The high court said it would not review a ruling by a federal appeals court that greenlighted the planned executions of four federal death row inmates.
The inmates had challenged their executions, arguing that the federal lethal injection protocol must comply with standards used in the states where they were sentenced.
A federal court agreed with the prisoners, but in April, the federal appeals court for the District of Columbia reversed the decision.
Liberal justices Ruth Bader Ginsburg and Sonia Sotomayor said they would have heard the challenge.
The high court’s decision means that unless another court intervenes, the four inmates — all convicted of murdering children — will be put to death at a federal prison in Haute, Indiana, beginning July 13.
The first inmate scheduled for execution is Daniel Lewis Lee, a member of a white supremacist group convicted in 1999 of murdering a family of three, including an 8-year-old girl. Lee and two other prisoners will be executed in rapid succession on July 13, 15 and 17. The fourth inmate, Keith Nelson, is set for execution on Aug. 28.
If the executions go forward, they will effectively end a 17-year moratorium on federal capital punishment. The last federal execution in the United States took place in 2003 when Gulf War veteran Louis Jones Jr. was put to death for the kidnapping and murder of a 19-year-old soldier. Federal executions remained on hold under both the Bush and Obama administrations until Attorney General William Barr, a fervent advocate of the death penalty, reinstated them last summer.
The executions scheduled for the next two months will also come at a time when more U.S. states and countries around the world are moving away from the death penalty in favor of life sentences and other punishments.
“There's a strong national trend away from capital punishment,” said Robert Dunham, executive director of the Death Penalty Information Center. “Fewer and fewer states are carrying out executions.”
According to the center, 62 federal inmates are currently on death row in the United States.

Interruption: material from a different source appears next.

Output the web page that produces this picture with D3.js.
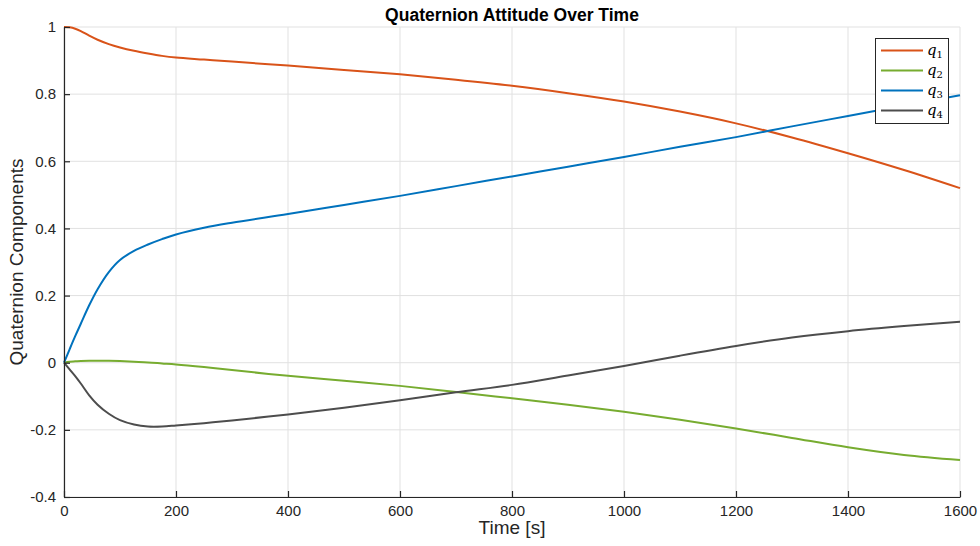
<!DOCTYPE html>
<html>
<head>
<meta charset="utf-8">
<script src="https://cdn.jsdelivr.net/npm/d3@7"></script>
<style>
  html, body { margin: 0; padding: 0; background: #fff; }
  svg { display: block; font-family: "Liberation Sans", Arial, Helvetica, sans-serif; }
</style>
</head>
<body>
<svg id="chart" width="980" height="546"></svg>
<script>
// Sample times [s]
const time = [0, 10, 20, 30, 45, 60, 80, 100, 125, 150, 175, 200, 250, 300, 400, 500, 600, 700, 800, 900, 1000, 1100, 1200, 1300, 1400, 1500, 1600];

// Quaternion components
const q1 = [1.000, 0.999, 0.995, 0.988, 0.974, 0.962, 0.949, 0.939, 0.929, 0.921, 0.914, 0.909, 0.903, 0.897, 0.885, 0.872, 0.859, 0.843, 0.825, 0.803, 0.778, 0.748, 0.713, 0.671, 0.624, 0.574, 0.520];
const q2 = [0.000, 0.003, 0.004, 0.005, 0.006, 0.006, 0.006, 0.005, 0.003, 0.001, -0.002, -0.005, -0.013, -0.022, -0.039, -0.054, -0.069, -0.087, -0.106, -0.125, -0.146, -0.170, -0.196, -0.224, -0.252, -0.275, -0.290];
const q3 = [0.000, 0.040, 0.079, 0.116, 0.171, 0.219, 0.270, 0.306, 0.333, 0.352, 0.368, 0.382, 0.402, 0.417, 0.443, 0.470, 0.497, 0.526, 0.555, 0.584, 0.613, 0.643, 0.672, 0.704, 0.735, 0.766, 0.797];
const q4 = [0.000, -0.020, -0.040, -0.062, -0.097, -0.125, -0.152, -0.171, -0.184, -0.190, -0.190, -0.187, -0.180, -0.172, -0.154, -0.134, -0.112, -0.088, -0.066, -0.038, -0.010, 0.021, 0.050, 0.075, 0.094, 0.109, 0.122];

const seriesNames = ["1", "2", "3", "4"];
const seriesValues = [q1, q2, q3, q4];
const seriesColors = ["#D95319", "#77AC30", "#0072BD", "#4D4D4D"];

const xTicks = [0, 200, 400, 600, 800, 1000, 1200, 1400, 1600];
const yTicks = [-0.4, -0.2, 0, 0.2, 0.4, 0.6, 0.8, 1];

const titleText = "Quaternion Attitude Over Time";
const xLabelText = "Time [s]";
const yLabelText = "Quaternion Components";

const margin = { left: 64, right: 20, top: 27, bottom: 49 };
const W = 980, H = 546;
const svg = d3.select("#chart");

const x = d3.scaleLinear().domain([0, 1600]).range([margin.left, W - margin.right]);
const y = d3.scaleLinear().domain([-0.4, 1]).range([H - margin.bottom, margin.top]);

const axisColor = "#262626";
const gridColor = "#e1e1e1";

// Grid
const grid = svg.append("g");
grid.selectAll("line.gx").data(xTicks).join("line")
  .attr("x1", d => x(d)).attr("x2", d => x(d))
  .attr("y1", y(-0.4)).attr("y2", y(1))
  .attr("stroke", gridColor).attr("stroke-width", 1);
grid.selectAll("line.gy").data(yTicks).join("line")
  .attr("x1", x(0)).attr("x2", x(1600))
  .attr("y1", d => y(d)).attr("y2", d => y(d))
  .attr("stroke", gridColor).attr("stroke-width", 1);

// Lines
const line = d3.line().curve(d3.curveCatmullRom.alpha(0.5));
seriesValues.forEach((vals, i) => {
  svg.append("path")
    .datum(time.map((t, k) => [x(t), y(vals[k])]))
    .attr("d", line)
    .attr("fill", "none")
    .attr("stroke", seriesColors[i])
    .attr("stroke-width", 2)
    .attr("stroke-linejoin", "round");
});

// Axes (ticks pointing inward)
const fmt = d => String(d);
const xAxis = svg.append("g")
  .attr("transform", `translate(0,${y(-0.4)})`)
  .call(d3.axisBottom(x).tickValues(xTicks).tickSizeInner(-6).tickSizeOuter(0).tickPadding(8).tickFormat(fmt));
const yAxis = svg.append("g")
  .attr("transform", `translate(${x(0)},0)`)
  .call(d3.axisLeft(y).tickValues(yTicks).tickSizeInner(-6).tickSizeOuter(0).tickPadding(8).tickFormat(fmt));
[xAxis, yAxis].forEach(g => {
  g.select(".domain").attr("stroke", axisColor).attr("stroke-width", 1.2);
  g.selectAll(".tick line").attr("stroke", axisColor).attr("stroke-width", 1.2);
  g.selectAll(".tick text").attr("fill", axisColor).style("font-size", "15px").style("font-family", "Liberation Sans, Arial, sans-serif");
});

// Title and axis labels
svg.append("text")
  .attr("x", (x(0) + x(1600)) / 2).attr("y", 21)
  .attr("text-anchor", "middle")
  .attr("font-weight", "bold").attr("font-size", 17.5)
  .attr("fill", "#000")
  .text(titleText);
svg.append("text")
  .attr("x", (x(0) + x(1600)) / 2).attr("y", 534)
  .attr("text-anchor", "middle")
  .attr("font-size", 19).attr("fill", axisColor)
  .text(xLabelText);
svg.append("text")
  .attr("transform", `translate(23,${(y(-0.4) + y(1)) / 2}) rotate(-90)`)
  .attr("text-anchor", "middle")
  .attr("font-size", 19).attr("fill", axisColor)
  .text(yLabelText);

// Legend
const lg = svg.append("g").attr("transform", "translate(875,38)");
lg.append("rect")
  .attr("x", 0.5).attr("y", 0.5).attr("width", 73).attr("height", 85)
  .attr("fill", "#fff").attr("stroke", axisColor).attr("stroke-width", 1);
seriesNames.forEach((name, i) => {
  const yy = 12.5 + i * 20;
  lg.append("line")
    .attr("x1", 6).attr("x2", 48).attr("y1", yy).attr("y2", yy)
    .attr("stroke", seriesColors[i]).attr("stroke-width", 2);
  const t = lg.append("text")
    .attr("x", 52).attr("y", yy + 4)
    .attr("font-family", "DejaVu Serif, Liberation Serif, serif")
    .attr("fill", "#000");
  t.append("tspan").attr("font-style", "italic").attr("font-size", 15).text("q");
  t.append("tspan").attr("font-size", 10).attr("dy", 3).text(name);
});
</script>
</body>
</html>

Internationally, an increasingly small number of countries are carrying out executions, according to Dunham.
“And the ones that do are the ones that have exhibited less regard for the fairness of trials,” Dunham said.
The Department of Justice last year announced plans to reinstate federal capital punishment after Barr directed the Bureau of Prisons to adopt a lethal injection protocol consisting of a single drug used by several states. The drug, pentobarbital, is to replace a three-drug cocktail previously used in federal executions.
But five inmates scheduled to be executed in December and January filed legal challenges, holding up their executions.
The Justice Department announced the four men’s execution dates two weeks ago, saying all four had exhausted their appeals.
“We owe it to the victims of these horrific crimes, and to the families left behind, to carry forward the sentence imposed by our justice system,” Barr said at the time.
But lawyers for the four men said litigation is still underway in federal district court.
“These executions were set while litigation has been pending and despite serious concerns in these prisoners’ cases, including opposition to the death sentence from victims’ family members, mental competency, and compelling mitigation evidence that their juries never heard,” the lawyers said in a statement on Monday.